By politics.co.uk staff
The biggest shake-up of special needs education for 30 years has been launched by Lib Dem minister Sarah Teather.
Today's green paper includes plans to introduce a single assessment process for children with special educational needs (SEN), combining health, care and education plans.
Ministers hope the move will end the problem of children 'falling through the gap' between different service providers, which occurs when it is not clear who is responsible for delivering on the statement of support local authorities currently provide.
But Labour warned that spending cuts and plans to fragment NHS and education services would undermine the impact of the changes.
"We have heard time and time again that parents are frustrated with endless delays to getting the help their child needs, and by being caught in the middle when local services don't work together," children's minister Ms Teather said.

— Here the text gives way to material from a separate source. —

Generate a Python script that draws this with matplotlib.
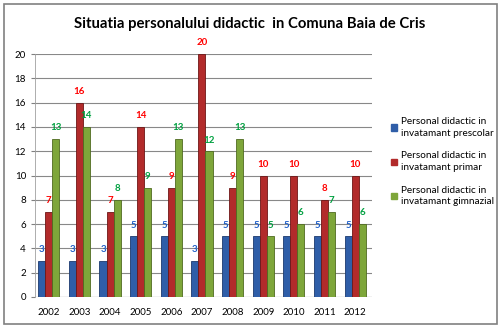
import matplotlib.pyplot as plt
import numpy as np
from matplotlib.patches import Rectangle

years = ['2002', '2003', '2004', '2005', '2006', '2007', '2008', '2009', '2010', '2011', '2012']
prescolar = [3, 3, 3, 5, 5, 3, 5, 5, 5, 5, 5]
primar = [7, 16, 7, 14, 9, 20, 9, 10, 10, 8, 10]
gimnazial = [13, 14, 8, 9, 13, 12, 13, 5, 6, 7, 6]
labels = ['Personal didactic in\ninvatamant prescolar',
          'Personal didactic in\ninvatamant primar',
          'Personal didactic in\ninvatamant gimnazial']

bar_colors = ['#2f5ea8', '#b22b2b', '#7ea63a']
edge_colors = ['#1c3a6e', '#6e1616', '#4f6b20']
text_colors = ['#1f5fc8', '#ff0000', '#00a040']

plt.rcParams['font.family'] = ['Lato', 'DejaVu Sans']

fig = plt.figure(figsize=(5.02, 3.28), dpi=100)
fig.patches.append(Rectangle((4/502, 4/328), 493/502, 320/328, transform=fig.transFigure,
                             fill=False, edgecolor='#808080', linewidth=1.2))

ax = fig.add_axes([35/502, 31/328, 337/502, 243/328])
x = np.arange(len(years))
w = 0.23
for i, vals in enumerate([prescolar, primar, gimnazial]):
    pos = x + (i - 1) * w
    ax.bar(pos, vals, width=w, color=bar_colors[i], edgecolor=edge_colors[i], linewidth=0.6, zorder=3)
    for p, v in zip(pos, vals):
        ax.text(p, v + 0.55, str(v), ha='center', va='bottom', fontsize=7, fontweight='bold',
                color=text_colors[i], zorder=4)

ax.set_ylim(0, 20)
ax.set_xlim(-0.45, 10.55)
ax.set_yticks(range(0, 21, 2))
ax.set_xticks(x)
ax.set_xticklabels(years)
ax.tick_params(axis='y', labelsize=7, length=3, color='#808080')
ax.tick_params(axis='x', labelsize=7, length=0, pad=8)
ax.yaxis.grid(True, color='#888888', linewidth=0.8, zorder=0)
for s in ['top', 'right', 'bottom']:
    ax.spines[s].set_visible(False)
ax.spines['left'].set_color('#a0a0a0')
ax.spines['left'].set_linewidth(0.6)
ax.axhline(0, color='#888888', linewidth=0.8, zorder=2)

fig.text(250/502, 1 - 24/328, 'Situatia personalului didactic  in Comuna Baia de Cris',
         ha='center', va='center', fontsize=10.7, fontweight='bold')

handles = [Rectangle((0, 0), 1, 1, color=c) for c in bar_colors]
leg = fig.legend(handles, labels, loc='upper left', bbox_to_anchor=(386/502, 1 - 112/328),
                 frameon=False, fontsize=7.2, handlelength=0.6, handleheight=0.6,
                 handletextpad=0.4, labelspacing=1.35, borderpad=0)
for t in leg.get_texts():
    t.set_linespacing(1.4)

plt.savefig('out.png', dpi=100)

"Parents and voluntary organisations have given us overwhelming examples where they have felt let down by local services.

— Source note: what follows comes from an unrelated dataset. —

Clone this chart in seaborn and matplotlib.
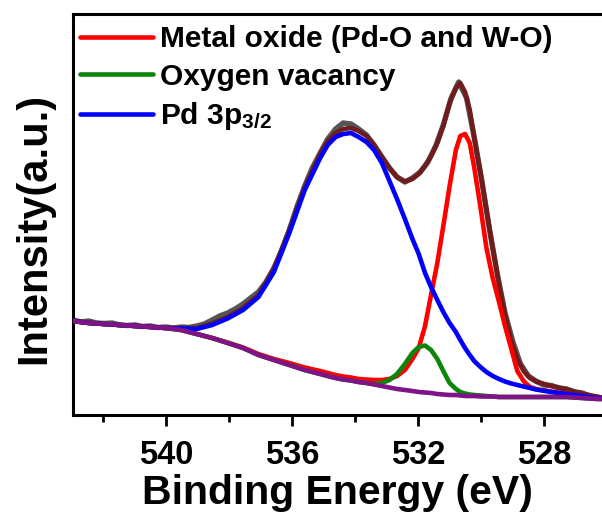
import matplotlib
matplotlib.use("Agg")
import matplotlib.pyplot as plt
from matplotlib.ticker import MultipleLocator
import seaborn as sns

# O 1s region: peak-fit components (each drawn on top of the Shirley background)
energy_fit = [542.94, 542.45, 541.96, 541.47, 540.98, 540.49, 540.00, 539.51, 539.02,
              538.53, 538.04, 537.55, 537.06, 536.57, 536.08, 535.59, 535.10, 534.86,
              534.61, 534.37, 534.12, 533.88, 533.63, 533.39, 533.14, 532.90, 532.66,
              532.41, 532.17, 531.97, 531.77, 531.58, 531.38, 531.19, 530.99, 530.79,
              530.65, 530.50, 530.35, 530.21, 530.01, 529.82, 529.62, 529.42, 529.23,
              529.03, 528.84, 528.64, 528.44, 528.25, 527.76, 527.27, 526.78, 526.29,
              526.15]
background = [95, 93, 92, 91, 90, 89, 88, 86, 82, 78, 73, 68, 61, 56, 51, 46, 42, 40,
              38, 36.5, 35.5, 34, 33, 31.5, 30, 28.5, 27, 26, 25, 24, 23.5, 23, 22, 21.5,
              21, 21, 20.5, 20, 20, 20, 19.5, 19.5, 19.5, 19, 19, 19, 19, 19, 19, 19,
              19, 19, 18, 17, 17]
metal_oxide = [95, 93, 92, 91, 90, 89, 88, 86, 82, 78, 73.5, 68.5, 62, 57, 53, 48.5, 45,
               43, 41, 39.5, 38.5, 37, 36.5, 36, 36, 37, 40, 46, 57, 68, 90, 121, 153,
               190, 230, 266, 280, 282, 273, 249, 209, 168, 138, 114, 90, 67, 45, 35,
               29, 27, 24.5, 22, 20, 18, 17.5]
oxygen_vacancy = [95, 93, 92, 91, 90, 89, 88, 86, 82, 78, 73, 68, 61, 56, 51, 46, 42,
                  40, 38, 36.5, 35.5, 34, 33, 32, 33, 36, 42, 52, 63, 69, 70.5, 66, 57,
                  45, 33, 27, 24, 22.5, 21.5, 21, 20.5, 20, 19.5, 19, 19, 19, 19, 19,
                  19, 19, 19, 19, 18, 17, 17]
pd_3p32 = [95, 93, 92, 91, 90, 89, 88, 87.5, 87, 91, 97.5, 106, 119, 144, 183, 226, 258,
           271, 279, 282, 283, 279, 274, 266, 253, 235, 217, 197, 177, 162, 143, 129,
           116, 104, 93, 84, 76, 68, 61, 55, 49, 44, 40, 37, 34.5, 32.5, 31, 29.5, 28,
           26.5, 24, 22, 20, 18, 17.5]
envelope = [95, 93.5, 92, 91, 90, 89, 88, 88, 88, 92.5, 99, 108, 121, 147, 186, 229, 262,
            275, 283, 287, 288, 285, 280, 271, 259, 248, 239, 234.5, 237, 242, 250, 260,
            273, 290, 313, 328, 333, 324, 306, 279, 243, 206, 168, 132, 101, 75, 57, 45,
            38, 34.5, 30, 26.5, 22.5, 19, 18.5]

# measured spectrum
energy_raw = [542.94, 542.69, 542.45, 542.20, 541.96, 541.71, 541.47, 541.22, 540.98,
              540.73, 540.49, 540.24, 540.00, 539.76, 539.51, 539.27, 539.02, 538.78,
              538.53, 538.29, 538.04, 537.80, 537.55, 537.31, 537.06, 536.82, 536.57,
              536.33, 536.08, 535.84, 535.59, 535.35, 535.10, 534.86, 534.61, 534.37,
              534.12, 533.88, 533.63, 533.39, 533.14, 532.90, 532.66, 532.41, 532.17,
              531.92, 531.68, 531.43, 531.19, 530.94, 530.70, 530.45, 530.21, 529.96,
              529.72, 529.47, 529.23, 528.98, 528.74, 528.49, 528.25, 528.00, 527.76,
              527.51, 527.27, 527.02, 526.78, 526.53, 526.29, 526.15]
raw_counts = [96, 94, 95, 93, 92.5, 93, 91, 90.5, 91, 89.5, 90, 88.5, 89, 88, 89, 88.5,
              90, 92, 96, 100, 103, 107, 112, 118, 124, 134, 148, 165, 186, 209, 230, 248,
              263, 277, 287, 293, 292, 287, 281, 271, 259, 248, 239, 234, 238, 244, 254,
              270, 291, 318, 334, 318, 279, 234, 186, 141, 103, 74, 52, 40, 35, 31, 30.5,
              28, 27, 24, 23, 20, 19, 18]

labels = ["Metal oxide (Pd-O and W-O)", "Oxygen vacancy", "Pd 3p$_{3/2}$"]
x_major = [540, 536, 532, 528]

sns.set_style("ticks")
plt.rcParams["font.family"] = ["Liberation Sans", "DejaVu Sans"]
plt.rcParams["font.weight"] = "bold"
plt.rcParams["axes.labelweight"] = "bold"
plt.rcParams["text.color"] = "black"
plt.rcParams["axes.labelcolor"] = "black"
plt.rcParams["xtick.color"] = "black"
plt.rcParams["axes.edgecolor"] = "black"
plt.rcParams["mathtext.fontset"] = "custom"
plt.rcParams["mathtext.rm"] = "Liberation Sans:bold"
plt.rcParams["mathtext.it"] = "Liberation Sans:bold"
plt.rcParams["mathtext.bf"] = "Liberation Sans:bold"
plt.rcParams["mathtext.default"] = "rm"

fig = plt.figure(figsize=(6.02, 5.15), dpi=100)
ax = fig.add_axes([73 / 602, 100 / 515, 529 / 602, 401 / 515])

lw = 3.3
sns.lineplot(x=energy_raw, y=raw_counts, color="#555555", linewidth=lw + 0.6, ax=ax, zorder=1)
sns.lineplot(x=energy_fit, y=envelope, color="#701c1c", linewidth=lw, ax=ax, zorder=2)
sns.lineplot(x=energy_fit, y=metal_oxide, color="#ff0000", linewidth=lw, ax=ax, zorder=3,
             label=labels[0])
sns.lineplot(x=energy_fit, y=oxygen_vacancy, color="#0b860b", linewidth=lw, ax=ax, zorder=4,
             label=labels[1])
sns.lineplot(x=energy_fit, y=pd_3p32, color="#0000ff", linewidth=lw, ax=ax, zorder=5,
             label=labels[2])
sns.lineplot(x=energy_fit, y=background, color="#7f1387", linewidth=lw, ax=ax, zorder=6)

ax.set_xlim(542.95, 526.15)
ax.set_ylim(1, 402)

ax.set_xticks(x_major)
ax.set_xticklabels([str(v) for v in x_major])
ax.xaxis.set_minor_locator(MultipleLocator(2))
ax.set_yticks([])
ax.tick_params(axis="x", which="major", direction="out", length=8, width=2,
               labelsize=23.5, pad=10, colors="black")
ax.tick_params(axis="x", which="minor", direction="out", length=5, width=2, colors="black")
for side in ["left", "bottom", "top"]:
    ax.spines[side].set_linewidth(2.2)
    ax.spines[side].set_color("black")
ax.spines["right"].set_visible(False)

ax.set_xlabel("Binding Energy (eV)", fontsize=29.5, labelpad=2)
ax.set_ylabel("Intensity(a.u.)", fontsize=30)
ax.yaxis.set_label_coords(-0.035, 0.465)

handles, names = ax.get_legend_handles_labels()
ax.legend(handles, names, loc="upper left", bbox_to_anchor=(-0.009, 1.0), frameon=False,
          prop={"weight": "bold", "size": 21.5}, handlelength=2.45, handletextpad=0.23,
          labelspacing=0.32, borderpad=0.38, borderaxespad=0)

fig.savefig("out.png", dpi=100)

"At the moment there is an appalling situation where public money is being wasted as children are growing out of equipment, like wheelchairs, before they even arrive. The new single assessment process and plan will tackle this issue and mean that parents don't feel they have to push to get the services they are entitled to."
The government proposes ensuring the new plan runs from birth to 25 years old and wants to overhaul teacher training, give local authorities more independence and give parents greater choice of schools.
The coalition has been frustrated by the current 'adversarial' assessment process, which it says has undermined parents' confidence in the system.
By uniting SEN provision under a single umbrella it hopes to solve the problem. The move has been welcomed by the National Association of Special Educational Needs.
Chief executive Lorraine Petersen said: "There has long been a need for a more coherent joined-up approach to the assessment of children and young people identified as having SEN.
"The proposals for an education, health and care plan to replace the statement will ensure that all those providing services are involved from birth to 25 and commit to providing services in the plan.
"We are also pleased to see a clear emphasis on training and development for staff in schools - building on the schools white paper. We need our teachers to be well trained and confident to identify needs and barriers to learning and provide the right support early on."
Shadow education secretary Andy Burnham said it was "scandalous" that the coalition had taken so long to come up with its SEN proposals.
"The green paper sets out a vision of integrated services but the Tory-led Government's own health and education reforms make that harder," he said.
"They are breaking down our NHS and education system into fragmented parts - this makes it much harder to plan and commission the complex services these children need and risks them falling between the cracks.
"The proposed changes to admissions for children with SEN leaves parents with no guarantees in the education free market that the secretary of state is creating."